Ust Abu Umair

Penulis: A. Syahid Azzam Rabbani (Al-Fatih Jurnalism Club)

           Agama islam adalah agama yang sangat detail dalam mengatur kehidupan para pemeluk dalam segala hal, tak terkecuali dalam muamalat, khususnya dalam perkara sewa-menyewa.

           Dalam pandangan fiqih, sewa-menyewa sendiri secara bahasa bermakna upah, sewa, imbalan, atau jasa. Sedangkan secara istilah bermakna perjanjian dua orang atau lebih yang lazimnya berkaitan dengan pernggunaan barang dengan waktu dan pembayaran yang telah disepakati.

           Sewa-menyewa atau yang disebut “الإجارة” (ijarah) dalam kitab Minhajul Muslim diperbolehkan berdasarkan dalil Al-Quran pada surat Al-Kahfi ayat 70, dan Al-Qashas ayat 26-27. Nabi SAW pun pernah memperkerjakan seseorang sebagai penunjuk jalan ke madinah tatkala beliau berhijrah bersama Abu Bakar RA.

           Dalam pelaksanaan sewa-menyewa sendiri, terdapat beberapa aturan-aturan yang wajib diketahui dan dilakukan para pelaku sewa-menyewa sehingga tak sembarangan orang dan tak sembarangan barang yang dapat dimasukkan dalam sewa-menyewa ini. Adapun ketentuan dalam sewa-menyewa adalah sebagai berikut:

  1. Hendaknya manfaat dan barang atau jasa adalah hal yang dihalalkan dan diketahui kegunaannya dengan jelas.
  2. Hendaknya upah pembayaran telah jelas diketahui dan dilakukan.

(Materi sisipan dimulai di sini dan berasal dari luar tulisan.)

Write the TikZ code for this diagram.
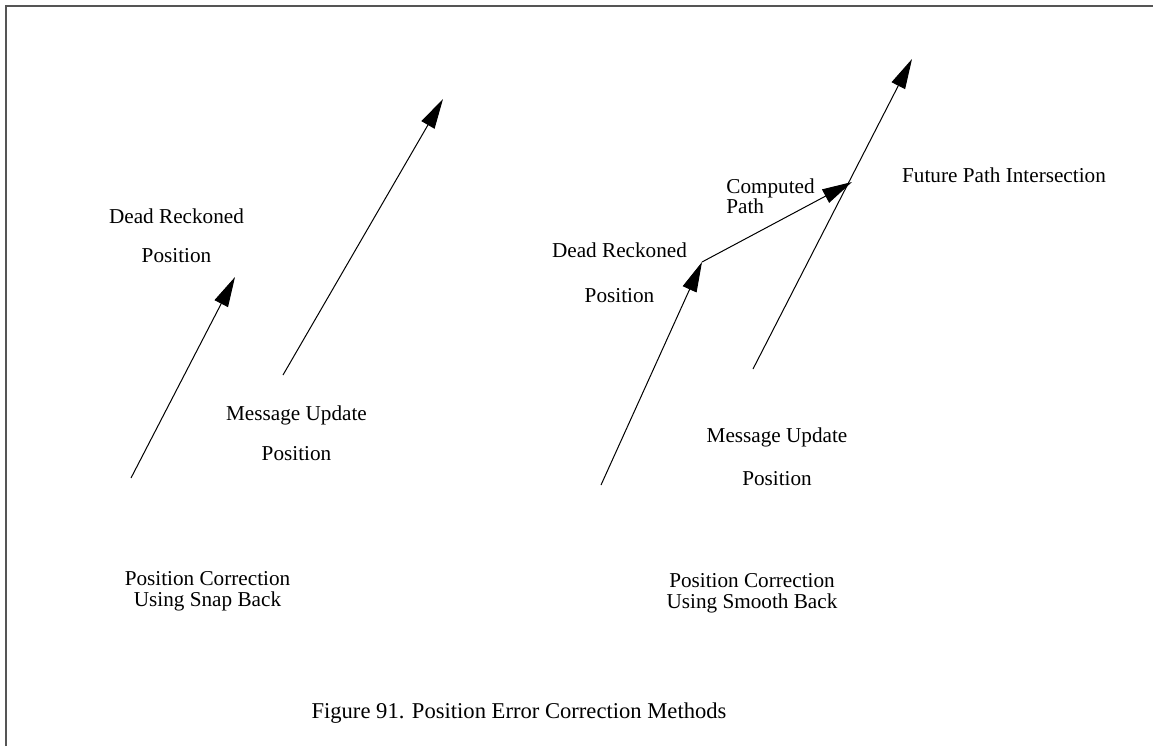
\documentclass[tikz,border=0pt]{standalone}
\usepackage{fontspec}
\setmainfont{Liberation Serif}
\usetikzlibrary{arrows.meta}
\definecolor{framegray}{HTML}{555555}
\begin{document}
\begin{tikzpicture}[x=0.5pt,y=-0.5pt,
  lbl/.style={inner sep=0pt,anchor=base,font=\fontsize{10.6pt}{12pt}\selectfont},
  lblleft/.style={inner sep=0pt,anchor=base west,font=\fontsize{10.6pt}{12pt}\selectfont},
  caption/.style={inner sep=0pt,anchor=base,font=\fontsize{11.3pt}{13pt}\selectfont},
  motion/.style={line width=0.5pt,-{Triangle[length=15pt,width=7.5pt]}},
  frameline/.style={line width=1.3pt,draw=framegray}]
\useasboundingbox (0,0) rectangle (1153,746);

% frame along the top and left edges
\coordinate (fb) at (6,746);
\coordinate (fc) at (6,6);
\coordinate (fr) at (1153,6);
\draw[frameline] (fb) -- (fc) -- (fr);

% ---- snap back ----
\coordinate (sdA) at (131,478);
\coordinate (sdB) at (235,277);
\coordinate (smA) at (283,375);
\coordinate (smB) at (443,99);
\draw[motion] (sdA) -- (sdB);
\draw[motion] (smA) -- (smB);

\node[lbl] (sdr1) at (176.5,223) {Dead Reckoned};
\node[lbl] (sdr2) at (176.5,262) {Position};
\node[lbl] (smu1) at (296.5,420) {Message Update};
\node[lbl] (smu2) at (296.5,460) {Position};
\node[lbl] (sct1) at (207.5,585) {Position Correction};
\node[lbl] (sct2) at (207.5,606) {Using Snap Back};

% ---- smooth back ----
\coordinate (mdA) at (601,485);
\coordinate (mdB) at (702,262);
\coordinate (mmA) at (753,369);
\coordinate (mmB) at (912,59);
\coordinate (cpB) at (852,182);
\draw[motion] (mdA) -- (mdB);
\draw[motion] (mmA) -- (mmB);
\draw[motion] (mdB) -- (cpB);

\node[lbl] (mdr1) at (619.5,257) {Dead Reckoned};
\node[lbl] (mdr2) at (619.5,302) {Position};
\node[lbl] (mmu1) at (777,442) {Message Update};
\node[lbl] (mmu2) at (777,485) {Position};
\node[lblleft] (cp1) at (726,193) {Computed};
\node[lblleft] (cp2) at (726,213) {Path};
\node[lbl] (fpi) at (1004,182) {Future Path Intersection};
\node[lbl] (mct1) at (752,587) {Position Correction};
\node[lbl] (mct2) at (752,608) {Using Smooth Back};

% caption
\node[caption] (title) at (519,718) {Figure 91. Position Error Correction Methods};
\end{tikzpicture}
\end{document}
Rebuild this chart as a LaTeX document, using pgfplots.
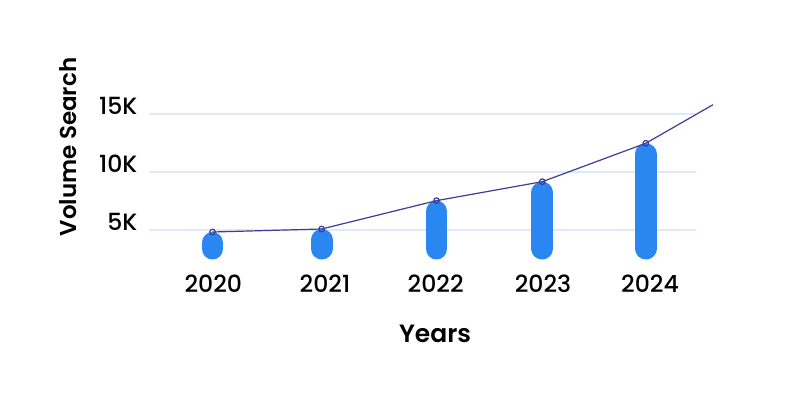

           Itulah tadi beberapa ketentuan dan pembahasan singkat dari “الإجارة” atau sewa menyewa dalam pandangan agama islam. sebagai penutup, penulis berpesan agar hendaknya tidak melakukan sebuah akad yang merugikan satu sama lain guna menghindari hal-hal yang merugikan khususnya dalam hal muamalat.